Autore: Giovanni Miotto
Titolo: “Better Call Saul”
Dati sulla serie: creata da Vince Gilligan e Peter Gould., USA, 2015-2020, 5 stagioni, Netflix
Genere: Drammatico
In questi momenti di isolamento, in cui il contatto umano è diventato di per sé pericoloso, è quasi indispensabile affidarsi ai personaggi dei romanzi, dei film e delle serie tv, per dare adito ad un dialogo interiore che permetta, immedesimandosi nell’altro, di ritrovare le parti di sé più scomode e addolorate.
Queste caratteristiche sono molto evidenti nella serie “Better Call Saul”, spin – off di “Breaking Bad” (vedi commento di Elisabetta Marchiori) che si sta avviando alla conclusione con la sua quinta stagione: la trama si sviluppa in un lungo approfondimento sul percorso di crescita emotiva e umana di James McGill/Saul Goodman (Bob Odenkirk), scalcinato avvocato con un passato da truffatore e un fratello ingombrante.
Nulla ethica sine aesthetica, Ethik und Ästhetik sind Eins, vale per la psicoanalisi così come per la fruizione di una serie come questa. I creatori, Peter Gould e Vince Gilligan (“Breaking Bad”, “X-Files”) tratteggiano i personaggi con delicatezza minimale, quasi stilizzata, cospargendo però le puntate di indizi, spunti, dettagli apparentemente insignificanti ma rivelatori, aiutati anche dalle interpretazioni magistrali degli attori.

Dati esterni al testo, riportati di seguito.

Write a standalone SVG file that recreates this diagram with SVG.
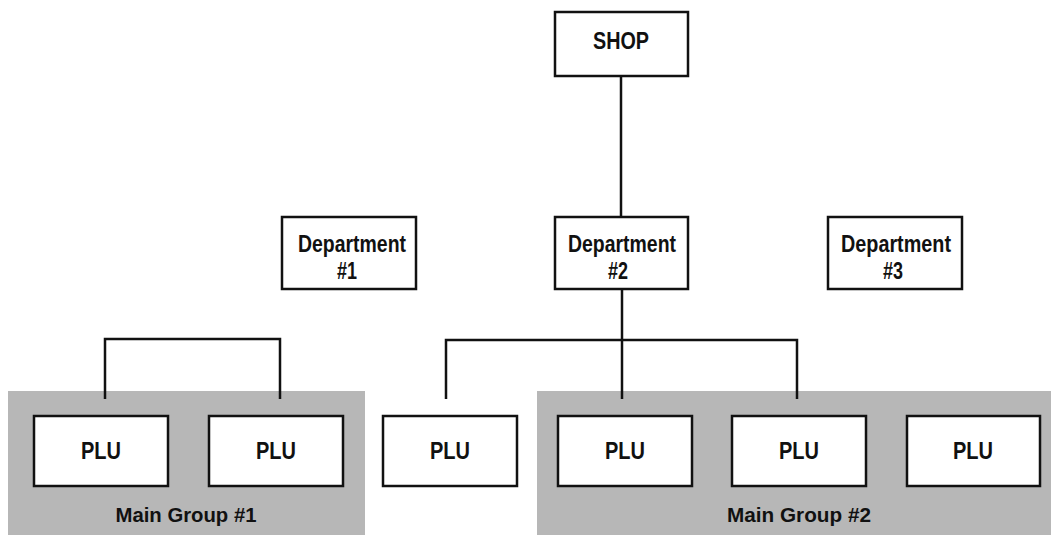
<svg xmlns="http://www.w3.org/2000/svg" width="1051" height="535" viewBox="0 0 1051 535">
<style>
.box{fill:#fff;stroke:#111;stroke-width:2.5}
.grp{fill:#b7b7b7;stroke:none}
.t{font-family:"Liberation Sans",Arial,sans-serif;font-weight:bold;font-size:23px;fill:#111;text-anchor:middle}
.g{font-size:21px}
.c{fill:none;stroke:#111;stroke-width:2.5}
</style>
<rect width="1051" height="535" fill="#fff"/>
<g id="group1"><rect class="grp" x="8" y="391" width="357" height="144"/><text class="t g" x="186" y="522" textLength="141" lengthAdjust="spacingAndGlyphs">Main Group #1</text></g>
<g id="group2"><rect class="grp" x="537" y="391" width="514" height="144"/><text class="t g" x="799" y="522" textLength="144" lengthAdjust="spacingAndGlyphs">Main Group #2</text></g>
<g id="connectors">
<path class="c" d="M621 76V217"/>
<path class="c" d="M622 289V399"/>
<path class="c" d="M446 399V340H797V399"/>
<path class="c" d="M105 399V339H280V399"/>
</g>
<g id="shop"><rect class="box" x="555" y="12" width="133" height="64"/><text class="t" x="621" y="49" textLength="56" lengthAdjust="spacingAndGlyphs">SHOP</text></g>
<g id="dept1"><rect class="box" x="282" y="217" width="134" height="72"/><text class="t" x="352" y="252" textLength="108" lengthAdjust="spacingAndGlyphs">Department</text><text class="t" x="347" y="279" textLength="20" lengthAdjust="spacingAndGlyphs">#1</text></g>
<g id="dept2"><rect class="box" x="555" y="217" width="133" height="72"/><text class="t" x="622" y="252" textLength="108" lengthAdjust="spacingAndGlyphs">Department</text><text class="t" x="618" y="279" textLength="20" lengthAdjust="spacingAndGlyphs">#2</text></g>
<g id="dept3"><rect class="box" x="828" y="217" width="134" height="72"/><text class="t" x="896" y="252" textLength="110" lengthAdjust="spacingAndGlyphs">Department</text><text class="t" x="893" y="279" textLength="20" lengthAdjust="spacingAndGlyphs">#3</text></g>
<g id="plu1"><rect class="box" x="34" y="416" width="134" height="70"/><text class="t" x="101" y="459" textLength="40" lengthAdjust="spacingAndGlyphs">PLU</text></g>
<g id="plu2"><rect class="box" x="209" y="416" width="134" height="70"/><text class="t" x="276" y="459" textLength="40" lengthAdjust="spacingAndGlyphs">PLU</text></g>
<g id="plu3"><rect class="box" x="383" y="416" width="134" height="70"/><text class="t" x="450" y="459" textLength="40" lengthAdjust="spacingAndGlyphs">PLU</text></g>
<g id="plu4"><rect class="box" x="558" y="416" width="134" height="70"/><text class="t" x="625" y="459" textLength="40" lengthAdjust="spacingAndGlyphs">PLU</text></g>
<g id="plu5"><rect class="box" x="732" y="416" width="134" height="70"/><text class="t" x="799" y="459" textLength="40" lengthAdjust="spacingAndGlyphs">PLU</text></g>
<g id="plu6"><rect class="box" x="907" y="416" width="133" height="70"/><text class="t" x="973" y="459" textLength="40" lengthAdjust="spacingAndGlyphs">PLU</text></g>
</svg>
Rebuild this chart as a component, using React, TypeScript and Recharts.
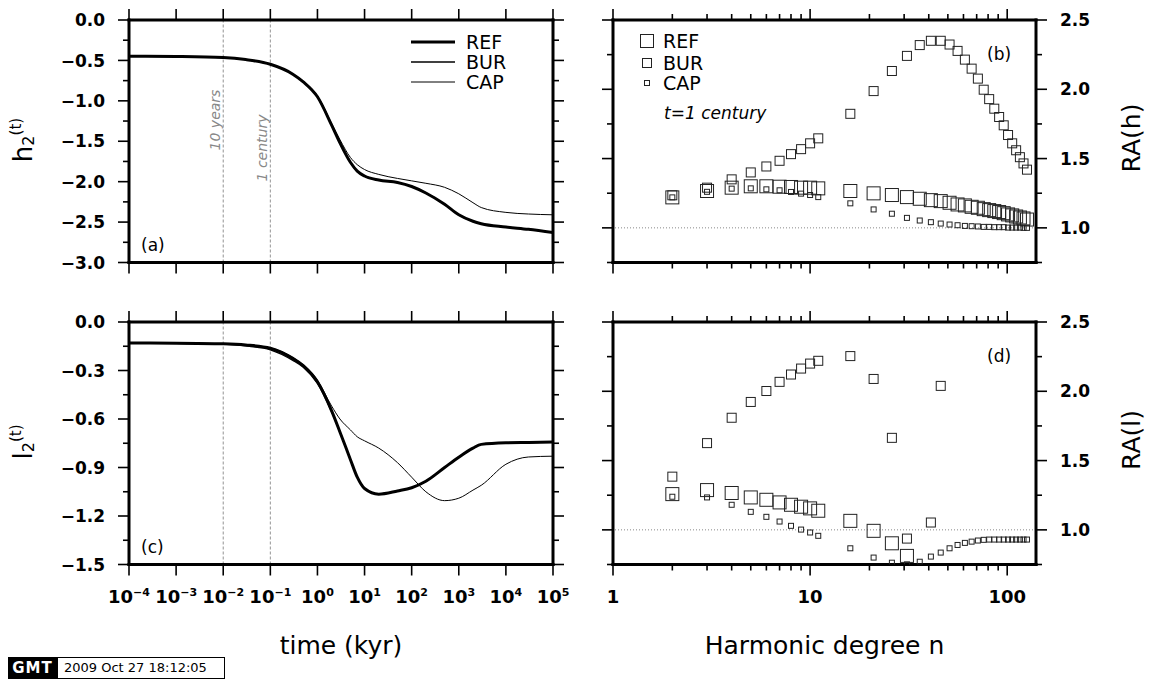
import React from 'react';
import { LineChart, Line, ScatterChart, Scatter, XAxis, YAxis, ReferenceLine } from 'recharts';

// time axis (kyr) and Love number curves
const times = [1e-4, 1e-3, 1e-2, 3e-2, 0.1, 0.3, 0.5, 1, 2, 3, 5, 7, 10, 20, 50, 100, 200, 500, 1e3, 2e3, 3e3, 1e4, 3e4, 1e5];
const h2Ref = [-0.448, -0.452, -0.465, -0.49, -0.548, -0.67, -0.765, -0.95, -1.3, -1.52, -1.76, -1.87, -1.93, -1.98, -2.01, -2.06, -2.14, -2.28, -2.41, -2.49, -2.52, -2.56, -2.59, -2.63];
const h2Bur = [-0.448, -0.452, -0.465, -0.49, -0.548, -0.67, -0.765, -0.95, -1.3, -1.52, -1.76, -1.87, -1.93, -1.98, -2.01, -2.06, -2.14, -2.28, -2.41, -2.49, -2.52, -2.56, -2.59, -2.63];
const h2Cap = [-0.448, -0.452, -0.465, -0.49, -0.548, -0.67, -0.762, -0.94, -1.28, -1.48, -1.7, -1.79, -1.85, -1.91, -1.96, -1.99, -2.02, -2.07, -2.15, -2.26, -2.32, -2.38, -2.4, -2.41];
const l2Ref = [-0.13, -0.131, -0.135, -0.142, -0.162, -0.225, -0.27, -0.37, -0.55, -0.68, -0.85, -0.96, -1.03, -1.065, -1.045, -1.025, -0.985, -0.9, -0.836, -0.78, -0.757, -0.747, -0.745, -0.743];
const l2Bur = [-0.13, -0.131, -0.137, -0.148, -0.172, -0.237, -0.28, -0.38, -0.555, -0.68, -0.85, -0.96, -1.03, -1.065, -1.045, -1.025, -0.985, -0.9, -0.836, -0.78, -0.757, -0.747, -0.745, -0.743];
const l2Cap = [-0.13, -0.131, -0.135, -0.142, -0.16, -0.22, -0.265, -0.36, -0.52, -0.6, -0.667, -0.71, -0.735, -0.78, -0.87, -0.96, -1.05, -1.105, -1.09, -1.04, -1.01, -0.88, -0.835, -0.83];

// harmonic degrees and relative amplitudes at t = 1 century
const degrees = [2, 3, 4, 5, 6, 7, 8, 9, 10, 11, 16, 21, 26, 31, 36, 41, 46, 51, 56, 61, 66, 71, 76, 81, 86, 91, 96, 101, 106, 111, 116, 121, 126];
const raHRef = [1.22, 1.266, 1.29, 1.3, 1.3, 1.297, 1.295, 1.29, 1.29, 1.285, 1.266, 1.249, 1.237, 1.222, 1.21, 1.2, 1.193, 1.181, 1.169, 1.162, 1.152, 1.145, 1.135, 1.128, 1.121, 1.114, 1.106, 1.097, 1.09, 1.082, 1.075, 1.068, 1.06];
const raHBur = [1.235, 1.29, 1.35, 1.4, 1.443, 1.484, 1.532, 1.568, 1.61, 1.646, 1.823, 1.987, 2.132, 2.241, 2.319, 2.35, 2.35, 2.323, 2.277, 2.214, 2.149, 2.077, 1.997, 1.929, 1.86, 1.8, 1.74, 1.67, 1.61, 1.56, 1.51, 1.465, 1.42];
const raHCap = [1.22, 1.26, 1.283, 1.285, 1.278, 1.271, 1.259, 1.247, 1.237, 1.222, 1.177, 1.133, 1.102, 1.072, 1.053, 1.041, 1.031, 1.024, 1.019, 1.014, 1.012, 1.01, 1.007, 1.007, 1.005, 1.005, 1.005, 1.002, 1.002, 1.002, 1.002, 1.0, 1.0];
const raLRef = [1.258, 1.287, 1.266, 1.234, 1.217, 1.198, 1.181, 1.167, 1.155, 1.138, 1.065, 0.993, 0.903, 0.812, null, null, null, null, null, null, null, null, null, null, null, null, null, null, null, null, null, null, null];
const raLBur = [1.384, 1.626, 1.809, 1.923, 2.002, 2.068, 2.121, 2.164, 2.2, 2.22, 2.254, 2.089, 1.664, 0.937, null, 1.053, 2.039, null, null, null, null, null, null, null, null, null, null, null, null, null, null, null, null];
const raLCap = [1.239, 1.234, 1.181, 1.13, 1.094, 1.06, 1.029, 1.002, 0.981, 0.957, 0.867, 0.8, 0.763, 0.751, 0.77, 0.807, 0.836, 0.867, 0.891, 0.906, 0.915, 0.923, 0.928, 0.93, 0.93, 0.93, 0.93, 0.93, 0.93, 0.93, 0.93, 0.93, 0.93];

// ticks
const timeTicks = [1e-4, 1e-3, 1e-2, 1e-1, 1, 10, 100, 1e3, 1e4, 1e5];
const degreeTicks = [1, 2, 3, 4, 5, 6, 7, 8, 9, 10, 20, 30, 40, 50, 60, 70, 80, 90, 100];
const degreeLabels = [1, 10, 100];
const h2Ticks = [0, -0.25, -0.5, -0.75, -1, -1.25, -1.5, -1.75, -2, -2.25, -2.5, -2.75, -3];
const l2Ticks = [0, -0.15, -0.3, -0.45, -0.6, -0.75, -0.9, -1.05, -1.2, -1.35, -1.5];
const raTicks = [0.75, 1, 1.25, 1.5, 1.75, 2, 2.25, 2.5];
const markerTimes = [0.01, 0.1];
const markerNames = ['10 years', '1 century'];
const seriesNames = ['REF', 'BUR', 'CAP'];

const FONT = '"DejaVu Sans", Verdana, sans-serif';
const lineWidth: Record<string, number> = { REF: 3, BUR: 1.4, CAP: 1 };
const squareSide: Record<string, number> = { REF: 13, BUR: 9, CAP: 5 };
const frame = { stroke: '#000', strokeWidth: 3, strokeLinecap: 'square' as const };

const h2Data = times.map((t, i) => ({ t, REF: h2Ref[i], BUR: h2Bur[i], CAP: h2Cap[i] }));
const l2Data = times.map((t, i) => ({ t, REF: l2Ref[i], BUR: l2Bur[i], CAP: l2Cap[i] }));
const toPoints = (vals: (number | null)[]) =>
  degrees.map((n, i) => ({ n, v: vals[i] })).filter((d) => d.v != null);
const raH: Record<string, any[]> = { REF: toPoints(raHRef), BUR: toPoints(raHBur), CAP: toPoints(raHCap) };
const raL: Record<string, any[]> = { REF: toPoints(raLRef), BUR: toPoints(raLBur), CAP: toPoints(raLCap) };

type Side = 'left' | 'right' | 'top' | 'bottom';
const every = () => true;
const multipleOf = (step: number) => (v: number) => Math.abs(v / step - Math.round(v / step)) < 1e-6;
const signed = (v: number) => (Math.abs(v) < 1e-9 ? '0.0' : '\u2212' + Math.abs(v).toFixed(1));
const power = (v: number) => {
  const e = Math.round(Math.log10(v));
  return (
    <>
      <tspan>10</tspan>
      <tspan dy={-7} fontSize={11}>{e < 0 ? '\u2212' + Math.abs(e) : String(e)}</tspan>
    </>
  );
};

function makeTick(side: Side, isMajor: (v: number) => boolean, label?: (v: number) => React.ReactNode) {
  return (props: any) => {
    const { x, y, payload } = props;
    const v = Number(payload.value);
    const major = isMajor(v);
    const len = major ? 11 : 6;
    const x2 = side === 'left' ? x - len : side === 'right' ? x + len : x;
    const y2 = side === 'top' ? y - len : side === 'bottom' ? y + len : y;
    let text: React.ReactNode = null;
    if (major && label) {
      const common = { fontFamily: FONT, fontSize: 17, fontWeight: 700, fill: '#000' };
      if (side === 'left') text = <text x={x - 24} y={y} dy="0.36em" textAnchor="end" {...common}>{label(v)}</text>;
      if (side === 'right') text = <text x={x + 24} y={y} dy="0.36em" textAnchor="start" {...common}>{label(v)}</text>;
      if (side === 'bottom') text = <text x={x} y={y + 38} textAnchor="middle" {...common} fontSize={18}>{label(v)}</text>;
    }
    return (
      <g>
        <line x1={x} y1={y} x2={x2} y2={y2} stroke="#000" strokeWidth={1.6} />
        {text}
      </g>
    );
  };
}

const axisBase = {
  type: 'number' as const,
  allowDataOverflow: true,
  tickSize: 0,
  tickMargin: 0,
  tickLine: false,
  interval: 0 as const,
  axisLine: frame,
};

function RotatedTitle({ x, y, main, sub, sup }: { x: number; y: number; main: string; sub?: string; sup?: string }) {
  return (
    <text transform={`translate(${x},${y}) rotate(-90)`} textAnchor="middle" fontFamily={FONT} fill="#000">
      <tspan fontSize={26}>{main}</tspan>
      {sub && <tspan fontSize={16} dy={2}>{sub}</tspan>}
      {sup && <tspan fontSize={15} dy={-13}>{sup}</tspan>}
    </text>
  );
}

function TimePanel({ data, ticks, domain, major, yTitle, tag, withLegend, withXLabels, height, top }: any) {
  const plotTop = top;
  const plotBottom = top + 242.5;
  return (
    <LineChart width={580} height={height} data={data} margin={{ top: 0, right: 0, bottom: 0, left: 0 }}>
      <XAxis xAxisId="b" dataKey="t" scale="log" domain={[1e-4, 1e5]} ticks={timeTicks} orientation="bottom"
        height={height - plotBottom} {...axisBase} tick={makeTick('bottom', every, withXLabels ? power : undefined)} />
      <XAxis xAxisId="t" dataKey="t" scale="log" domain={[1e-4, 1e5]} ticks={timeTicks} orientation="top"
        height={plotTop} {...axisBase} tick={makeTick('top', every)} />
      <YAxis yAxisId="l" orientation="left" width={129} domain={domain} ticks={ticks} {...axisBase}
        tick={makeTick('left', major, signed)} />
      <YAxis yAxisId="r" orientation="right" width={27} domain={domain} ticks={ticks} {...axisBase}
        tick={makeTick('right', major)} />
      {markerTimes.map((m, i) => (
        <ReferenceLine key={m} xAxisId="b" yAxisId="l" x={m} stroke="#777" strokeWidth={0.8} strokeDasharray="3 2"
          label={withLegend ? (p: any) => (
            <text transform={`translate(${p.viewBox.x - 3},${i === 0 ? 120 : 148}) rotate(-90)`} textAnchor="middle"
              fontFamily={FONT} fontStyle="italic" fontSize={14} fill="#888">{markerNames[i]}</text>
          ) : undefined} />
      ))}
      {seriesNames.map((name) => (
        <Line key={name} xAxisId="b" yAxisId="l" type="monotone" dataKey={name} stroke="#000"
          strokeWidth={lineWidth[name]} dot={false} isAnimationActive={false} />
      ))}
      {withLegend && seriesNames.map((name, i) => (
        <g key={name}>
          <line x1={411} x2={455} y1={42 + 20 * i} y2={42 + 20 * i} stroke="#000" strokeWidth={lineWidth[name]} />
          <text x={466} y={42 + 20 * i} dy="0.36em" fontFamily={FONT} fontSize={19} fill="#000">{name}</text>
        </g>
      ))}
      <text x={141} y={plotBottom - 12} fontFamily={FONT} fontSize={17} fill="#000">{tag}</text>
      <RotatedTitle x={32} y={plotTop + 120} main={yTitle} sub="2" sup="(t)" />
      {withXLabels && (
        <text x={341} y={364} textAnchor="middle" fontFamily={FONT} fontSize={25} fill="#000">time (kyr)</text>
      )}
    </LineChart>
  );
}

function DegreePanel({ series, yTitle, tag, withLegend, withXLabels, height, top }: any) {
  const plotTop = top;
  const plotBottom = top + 242.5;
  return (
    <ScatterChart width={571} height={height} margin={{ top: 0, right: 0, bottom: 0, left: 0 }}>
      <XAxis xAxisId="b" dataKey="n" scale="log" domain={[1, 140]} ticks={degreeTicks} orientation="bottom"
        height={height - plotBottom} {...axisBase}
        tick={makeTick('bottom', (v) => degreeLabels.includes(v), withXLabels ? (v) => String(v) : undefined)} />
      <XAxis xAxisId="t" dataKey="n" scale="log" domain={[1, 140]} ticks={degreeTicks} orientation="top"
        height={plotTop} {...axisBase} tick={makeTick('top', (v) => degreeLabels.includes(v))} />
      <YAxis yAxisId="l" orientation="left" width={33} domain={[0.75, 2.5]} ticks={raTicks} {...axisBase}
        tick={makeTick('left', multipleOf(0.5))} />
      <YAxis yAxisId="r" dataKey="v" orientation="right" width={115} domain={[0.75, 2.5]} ticks={raTicks} {...axisBase}
        tick={makeTick('right', multipleOf(0.5), (v) => v.toFixed(1))} />
      <ReferenceLine xAxisId="b" yAxisId="r" y={1} stroke="#888" strokeWidth={1} strokeDasharray="1 2" />
      {seriesNames.map((name) => (
        <Scatter key={name} name={name} xAxisId="b" yAxisId="r" data={series[name]} isAnimationActive={false}
          shape={(p: any) => {
            const s = squareSide[name];
            if (p.cx == null || p.cy == null) return <g />;
            return <rect x={p.cx - s / 2} y={p.cy - s / 2} width={s} height={s} fill="none" stroke="#222" strokeWidth={1} />;
          }} />
      ))}
      {withLegend && (
        <g>
          {seriesNames.map((name, i) => (
            <g key={name}>
              <rect x={67 - squareSide[name] / 2} y={[41, 63, 83][i] - squareSide[name] / 2} width={squareSide[name]}
                height={squareSide[name]} fill="none" stroke="#222" strokeWidth={1} />
              <text x={83} y={[41, 63, 83][i]} dy="0.36em" fontFamily={FONT} fontSize={19} fill="#000">{name}</text>
            </g>
          ))}
          <text x={84} y={119} fontFamily={FONT} fontStyle="italic" fontSize={17} fill="#000">t=1 century</text>
        </g>
      )}
      <text x={407} y={plotTop + 40} fontFamily={FONT} fontSize={17} fill="#000">{tag}</text>
      <text transform={`translate(560,${plotTop + 118}) rotate(-90)`} textAnchor="middle" fontFamily={FONT}
        fontSize={25} fill="#000">{yTitle}</text>
      {withXLabels && (
        <text x={244.5} y={364} textAnchor="middle" fontFamily={FONT} fontSize={25} fill="#000">Harmonic degree n</text>
      )}
    </ScatterChart>
  );
}

export default function App() {
  return (
    <div style={{ position: 'absolute', left: 0, top: 0, width: 1151, height: 688, background: '#fff', overflow: 'hidden' }}>
      <div style={{ position: 'absolute', left: 0, top: 0 }}>
        <TimePanel data={h2Data} ticks={h2Ticks} domain={[-3, 0]} major={multipleOf(0.5)} yTitle="h" tag="(a)"
          withLegend height={290} top={20} />
      </div>
      <div style={{ position: 'absolute', left: 0, top: 290 }}>
        <TimePanel data={l2Data} ticks={l2Ticks} domain={[-1.5, 0]} major={multipleOf(0.3)} yTitle="l" tag="(c)"
          withXLabels height={398} top={32} />
      </div>
      <div style={{ position: 'absolute', left: 580, top: 0 }}>
        <DegreePanel series={raH} yTitle="RA(h)" tag="(b)" withLegend height={290} top={20} />
      </div>
      <div style={{ position: 'absolute', left: 580, top: 290 }}>
        <DegreePanel series={raL} yTitle="RA(l)" tag="(d)" withXLabels height={398} top={32} />
      </div>
      <div style={{ position: 'absolute', left: 8, top: 657, height: 22, display: 'flex', fontFamily: FONT }}>
        <div style={{ width: 49, height: 22, background: '#000', color: '#fff', fontWeight: 700, fontSize: 15,
          lineHeight: '22px', textAlign: 'center', letterSpacing: 1 }}>GMT</div>
        <div style={{ width: 160, height: 20, border: '1px solid #000', fontSize: 13, lineHeight: '20px',
          paddingLeft: 6, boxSizing: 'content-box' }}>2009 Oct 27 18:12:05</div>
      </div>
    </div>
  );
}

Fotografia e sonoro sono di estremo impatto e molto curati, i ritmi sono lenti, gli sceneggiatori più che le parole usano il tempo e lo spazio per definire un movimento interiore, sullo stile di Tarkovskij, con la vegetazione fluviale e gli austeri paesaggi baltici sostituiti dall’arsura desertica del New Mexico.
A cavallo tra presente, passato e futuro, con una linea temporale fluida, tra dilatazioni e restringimenti, tra ricordi e squarci d’avvenire: ci si ritrova come immersi in un flusso di libere associazioni, dalle quali intuire come (si) è diventato (i) ciò che (si) è. La trasformazione da Jimmy a Saul passa per drammi famigliari, errori imperdonabili, perdite traumatiche e anche qualche momento di amara ilarità. In tutto questo Jimmy/Saul, nella sua liricità sempre profondamente umano, è un po’ Sisifo, un po’ Orfeo, a tratti Icaro, a volte Ulisse e, verso la fine, anche un po’ più consapevolmente di prima (e arriverete a dire finalmente!) Narciso.
Si tratta di un romanzo (decisamente non borghese) su un uomo, a volte troppo umano, a volte dolorosamente umano. Ma si tratta principalmente di una piacevolissima esperienza estetica, di un’opera aperta la cui sceneggiatura minimale e i lunghi silenzi permettono la co-costruzione dell’esperienza.
P.s. avere visto “Breaking Bad” prima non è fondamentale ma è molto consigliato, in quanto, oltre che della “creazione” di un uomo, questo telefilm riguarda anche la “creazione” di un mondo, con conseguente presenza di una moltitudine di rimandi e citazioni all’opera principale, che solo raramente sfociano nell’autocelebrazione.